Overall, UA outrebounded UCLA only 37-26, well under the plus-12.0 averaging rebounding margin the Wildcats entered the game with.
"I thought we defended UCLA really good," Miller said. "The one thing I give them credit for is they really hurt us on the offensive glass. That was a surprise to us and something we've done very well. It isn't necessarily a strength of theirs but tonight it was.
More on the moral victory side and we now have the stat that tells if the offense-first Bruins are going to win (FG%):
However, the Bruins did score more than any other team has against Arizona this season. Michigan had 70 last month, but on 50 percent shooting. UCLA's 40-percent performance from the field tied for its second-worst mark of the season.
It shot worse against Missouri (37.7 percent) and the same against Duke. In 12 wins this season, UCLA has not finished below 46 percent, and only twice shot below 49.2 percent.
One thing different from the other bad shooting games were the fans. The UCLA crowd definitely gave the players a lift. Alford did give a nice shout out to the fans:
"This is the best atmosphere we've been in to date. We really appreciate the fans. I thought the students were terrific and our overall fan base was terrific. There was volume and intensity that was good to see. The fans know this is an entertaining team. They play hard, and they play smart.

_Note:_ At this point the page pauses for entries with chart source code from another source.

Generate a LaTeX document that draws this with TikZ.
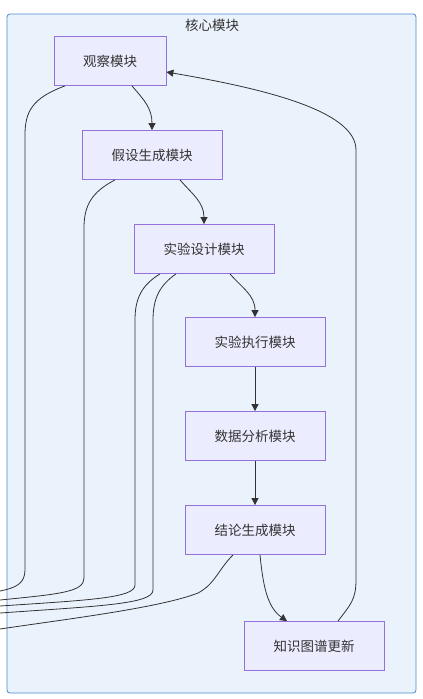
\documentclass[tikz,border=0pt]{standalone}
\usepackage{fontspec}
\setmainfont{Noto Sans CJK SC}
\usepackage{tikz}
\usetikzlibrary{arrows.meta}

\definecolor{clusterfill}{RGB}{234,242,251}
\definecolor{clusterdraw}{RGB}{74,138,207}
\definecolor{boxfill}{RGB}{236,236,255}
\definecolor{boxdraw}{RGB}{147,112,219}
\definecolor{textgray}{RGB}{51,51,51}

\tikzset{
  module/.style={draw=boxdraw, fill=boxfill, line width=0.8pt, minimum width=140pt,
    minimum height=49pt, inner sep=0pt, text=textgray, font=\fontsize{13.5}{16}\selectfont},
  edge/.style={draw=textgray, line width=0.8pt, -{Triangle[length=7pt,width=7pt]}},
  exitline/.style={draw=textgray, line width=0.8pt}
}

\begin{document}
\begin{tikzpicture}[x=1pt, y=-1pt]
\useasboundingbox (0,0) rectangle (423,699);

% Cluster: core modules
\filldraw[fill=clusterfill, draw=clusterdraw, line width=0.8pt, rounded corners=3pt] (7,14) rectangle (416,693);
\node[text=textgray, font=\fontsize{13.5}{16}\selectfont] (title) at (212,25) {核心模块};

% Modules
\node[module, minimum width=112pt] (obs) at (110,61) {观察模块};
\node[module] (hyp) at (152,155) {假设生成模块};
\node[module] (design) at (204,249) {实验设计模块};
\node[module] (run) at (255,342) {实验执行模块};
\node[module] (data) at (255,436) {数据分析模块};
\node[module] (concl) at (255,530) {结论生成模块};
\node[module] (kg) at (314,646) {知识图谱更新};

% Main chain
\draw[edge] ([xshift=22pt]obs.south) .. controls +(12,14) and +(0,-22) .. (hyp.north);
\draw[edge] ([xshift=28pt]hyp.south) .. controls +(12,14) and +(0,-22) .. (design.north);
\draw[edge] ([xshift=26pt]design.south) .. controls +(12,14) and +(0,-22) .. (run.north);
\draw[edge] (run) -- (data);
\draw[edge] (data) -- (concl);
\draw[edge] ([xshift=5pt]concl.south) .. controls +(3,30) and +(-20,-14) .. ([xshift=-27pt]kg.north);

% Feedback to observation
\draw[edge] ([xshift=24pt]kg.north) .. controls +(12,-16) and +(0,20) .. (356,580)
  -- (356,150) .. controls (356,110) and (260,88) .. (obs.east |- 0,72);

% Lines leaving the cluster
\coordinate (out1) at (0,591);
\coordinate (out2) at (0,600);
\coordinate (out3) at (0,606);
\coordinate (out4) at (0,613);
\coordinate (out5) at (0,629);
\draw[exitline] ([xshift=-45pt]obs.south) .. controls (32,98) and (25,112) .. (25,135)
  -- (25,570) .. controls (25,584) and (15,588) .. (out1);
\draw[exitline] ([xshift=-37pt]hyp.south) .. controls (92,192) and (84,205) .. (84,228)
  -- (84,578) .. controls (84,592) and (60,594) .. (out2);
\draw[exitline] ([xshift=-44pt]design.south) .. controls (142,285) and (135,298) .. (135,320)
  -- (135,585) .. controls (135,598) and (90,600) .. (out3);
\draw[exitline] ([xshift=-28pt]design.south) .. controls (160,285) and (153,298) .. (153,320)
  -- (153,590) .. controls (153,604) and (100,606) .. (out4);
\draw[exitline] ([xshift=-22pt]concl.south) .. controls (218,570) and (215,584) .. (198,593)
  .. controls (160,608) and (60,620) .. (out5);

\end{tikzpicture}
\end{document}
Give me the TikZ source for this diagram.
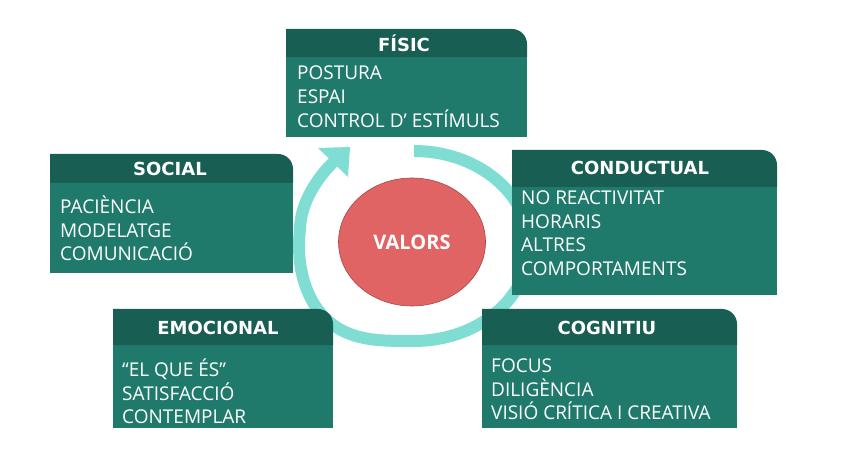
\documentclass[tikz,border=0pt]{standalone}
\usepackage{fontspec}
\setmainfont{Open Sans}
\newfontfamily\titlefont{DejaVu Sans}
\usetikzlibrary{shapes.geometric}
\definecolor{headteal}{RGB}{24,94,82}
\definecolor{bodyteal}{RGB}{31,122,108}
\definecolor{ringcyan}{RGB}{128,221,211}
\definecolor{valorsred}{RGB}{224,100,100}
\definecolor{valorsline}{RGB}{170,70,70}
\begin{document}
\begin{tikzpicture}[
		x=1pt, y=1pt
		,head/.style={fill=headteal}
		,body/.style={fill=bodyteal}
		,title/.style={text=white, inner sep=0pt, font=\titlefont\bfseries\fontsize{18}{20}\selectfont}
		,list/.style={text=white, align=left, anchor=north west, inner sep=0pt, font=\fontsize{19}{23.7}\selectfont, execute at begin node={\vphantom{É}}}
		,ring/.style={draw=ringcyan, line width=12pt}
	]
	\useasboundingbox (0,0) rectangle (842,463);
	% ring with its head at the top left
	\draw[ring] plot[domain=90:-90, samples=40, smooth] ({414+115*cos(\x)}, {217+95*sin(\x)})
		-- plot[domain=-91:-190, samples=40, smooth] ({414-115*abs(cos(\x))^0.6}, {217+95*sin(\x)})
		.. controls (300,260) and (318,286) .. (333,300.5);
	\fill[ringcyan] (318,315) -- (350,316) -- (348,286) -- cycle;
	% FISIC
	\fill[body] (286,326) rectangle (527,406);
	\fill[head] (286,406) |- (512,434) arc[start angle=90, end angle=0, radius=15pt] -- (527,406) -- cycle;
	\node[title] (fisic) at (404,420) {FÍSIC};
	\node[list] (fisic list) at (297,397.2) {POSTURA\\ESPAI\\CONTROL D’ ESTÍMULS};
	% SOCIAL
	\fill[body] (50,190) rectangle (293,280);
	\fill[head] (50,280) |- (278,309) arc[start angle=90, end angle=0, radius=15pt] -- (293,280) -- cycle;
	\node[title] (social) at (170,294) {SOCIAL};
	\node[list] (social list) at (60,267.5) {PACIÈNCIA\\MODELATGE\\COMUNICACIÓ};
	% CONDUCTUAL
	\fill[body] (512,168) rectangle (777,276);
	\fill[head] (512,276) |- (762,313) arc[start angle=90, end angle=0, radius=15pt] -- (777,276) -- cycle;
	\node[title] (conductual) at (640,295) {CONDUCTUAL};
	\node[list] (conductual list) at (521,272.5) {NO REACTIVITAT\\HORARIS\\ALTRES\\COMPORTAMENTS};
	% EMOCIONAL
	\fill[body] (113,35) rectangle (333,118);
	\fill[head] (113,118) |- (318,154) arc[start angle=90, end angle=0, radius=15pt] -- (333,118) -- cycle;
	\node[title] (emocional) at (218,135) {EMOCIONAL};
	\node[list] (emocional list) at (122,104.5) {“EL QUE ÉS”\\SATISFACCIÓ\\CONTEMPLAR};
	% COGNITIU
	\fill[body] (482,35) rectangle (737,118);
	\fill[head] (482,118) |- (722,154) arc[start angle=90, end angle=0, radius=15pt] -- (737,118) -- cycle;
	\node[title] (cognitiu) at (607,135) {COGNITIU};
	\node[list] (cognitiu list) at (491,104.5) {FOCUS\\DILIGÈNCIA\\VISIÓ CRÍTICA I CREATIVA};
	% centre
	\node[ellipse, fill=valorsred, draw=valorsline, line width=0.6pt, minimum width=147pt, minimum height=128pt, text=white, font=\bfseries\fontsize{20}{22}\selectfont] (valors) at (412,221) {VALORS};
\end{tikzpicture}
\end{document}
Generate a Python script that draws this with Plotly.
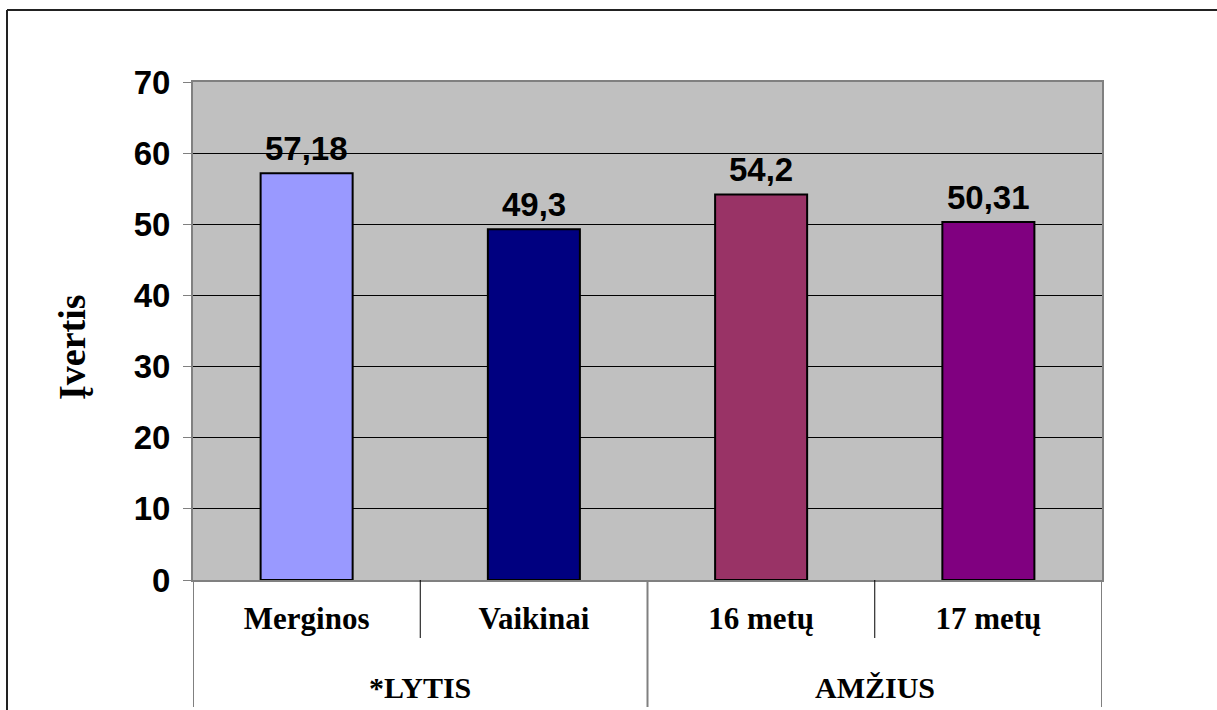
import plotly.graph_objects as go

# Data
categories = ["Merginos", "Vaikinai", "16 metų", "17 metų"]
values = [57.18, 49.3, 54.2, 50.31]
bar_colors = ["#9999FF", "#000080", "#993366", "#800080"]
groups = ["*LYTIS", "AMŽIUS"]
group_members = [[0, 1], [2, 3]]
y_ticks = [0, 10, 20, 30, 40, 50, 60, 70]
y_title = "Įvertis"

# Canvas geometry (pixels)
W, H = 1217, 710
L, R, T, B = 193, 115, 82, 130
PW, PH = W - L - R, H - T - B


def paper_x(px):
    return (px - L) / PW


def paper_y(py):
    return (H - B - py) / PH


SANS = "Liberation Sans, Arial, sans-serif"
SERIF = "Liberation Serif, Times New Roman, serif"
GRAY = "#808080"

fig = go.Figure()
fig.add_trace(go.Bar(
    x=categories,
    y=values,
    width=0.405,
    marker=dict(color=bar_colors, line=dict(color="black", width=2)),
    hoverinfo="skip",
))

# Value labels above bars
annotations = []
for cat, v in zip(categories, values):
    annotations.append(dict(
        x=cat, y=v, xref="x", yref="y",
        text=f"{v:g}".replace(".", ","),
        showarrow=False, yanchor="bottom", yshift=4,
        font=dict(family=SANS, size=33, color="black", weight="bold"),
    ))

# Group labels under the category labels
for name, members in zip(groups, group_members):
    annotations.append(dict(
        x=sum(members) / len(members), y=paper_y(687), xref="x", yref="paper",
        text=name, showarrow=False, xanchor="center", yanchor="middle",
        font=dict(family=SERIF, size=30, color="black", weight="bold"),
    ))

# Y axis title
annotations.append(dict(
    x=paper_x(72), y=paper_y(347), xref="paper", yref="paper",
    text=y_title, textangle=-90, showarrow=False,
    xanchor="center", yanchor="middle",
    font=dict(family=SERIF, size=38, color="black", weight="bold"),
))

shapes = []
# Short dividers between categories inside a group
for members in group_members:
    for a, b in zip(members[:-1], members[1:]):
        xb = (a + b) / 2
        shapes.append(dict(type="line", xref="x", yref="paper",
                           x0=xb, x1=xb, y0=0, y1=paper_y(638),
                           line=dict(color="black", width=1)))
# Long dividers at group edges
edges = sorted({members[0] - 0.5 for members in group_members} |
               {members[-1] + 0.5 for members in group_members})
for xb in edges:
    shapes.append(dict(type="line", xref="x", yref="paper",
                       x0=xb, x1=xb, y0=0, y1=paper_y(707),
                       line=dict(color=GRAY, width=2)))

# Outer frame of the chart object
shapes.append(dict(type="line", xref="paper", yref="paper",
                   x0=paper_x(7), x1=paper_x(1230), y0=paper_y(10), y1=paper_y(10),
                   line=dict(color="#222222", width=2)))
shapes.append(dict(type="line", xref="paper", yref="paper",
                   x0=paper_x(7), x1=paper_x(7), y0=paper_y(10), y1=paper_y(720),
                   line=dict(color="#222222", width=2)))

fig.update_layout(
    width=W, height=H,
    margin=dict(l=L, r=R, t=T, b=B, pad=0),
    paper_bgcolor="white",
    plot_bgcolor="#C0C0C0",
    showlegend=False,
    annotations=annotations,
    shapes=shapes,
    xaxis=dict(
        type="category",
        range=[-0.5, len(categories) - 0.5],
        showgrid=False,
        showline=True, linecolor=GRAY, linewidth=2, mirror=True,
        ticks="",
        tickfont=dict(family=SERIF, size=31, color="black", weight="bold"),
        ticklabelstandoff=10,
    ),
    yaxis=dict(
        range=[0, 70],
        tickvals=y_ticks,
        showgrid=True, gridcolor="black", gridwidth=1,
        zeroline=False,
        showline=True, linecolor=GRAY, linewidth=2, mirror=True,
        ticks="outside", ticklen=8, tickcolor=GRAY, tickwidth=1,
        tickfont=dict(family=SANS, size=33, color="black", weight="bold"),
        ticklabelstandoff=6,
    ),
)

fig.write_html("out.html")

We didn't get beat by an average team because we threw the ball all over the place. We had nine turnovers. We got a lot of energy from the crowd, and that was very good.
We at BN do not believe in "moral victories" but do appreciate how hard the kids played. IMO the best news of the night was Tony Parker's play on offense in the first half. Tony's improvement is visible. For that Tony gets the last (funny) word.
Tony Parker came through with the quote of the night. Asked if he was starstruck by the dozens of NBA luminaries in attendance - Phil Jackson, Doc Rivers, Mitch Kupchak, etc. - he said no. However ...
"Now, if Halle Berry were in the stands, I might be starstruck."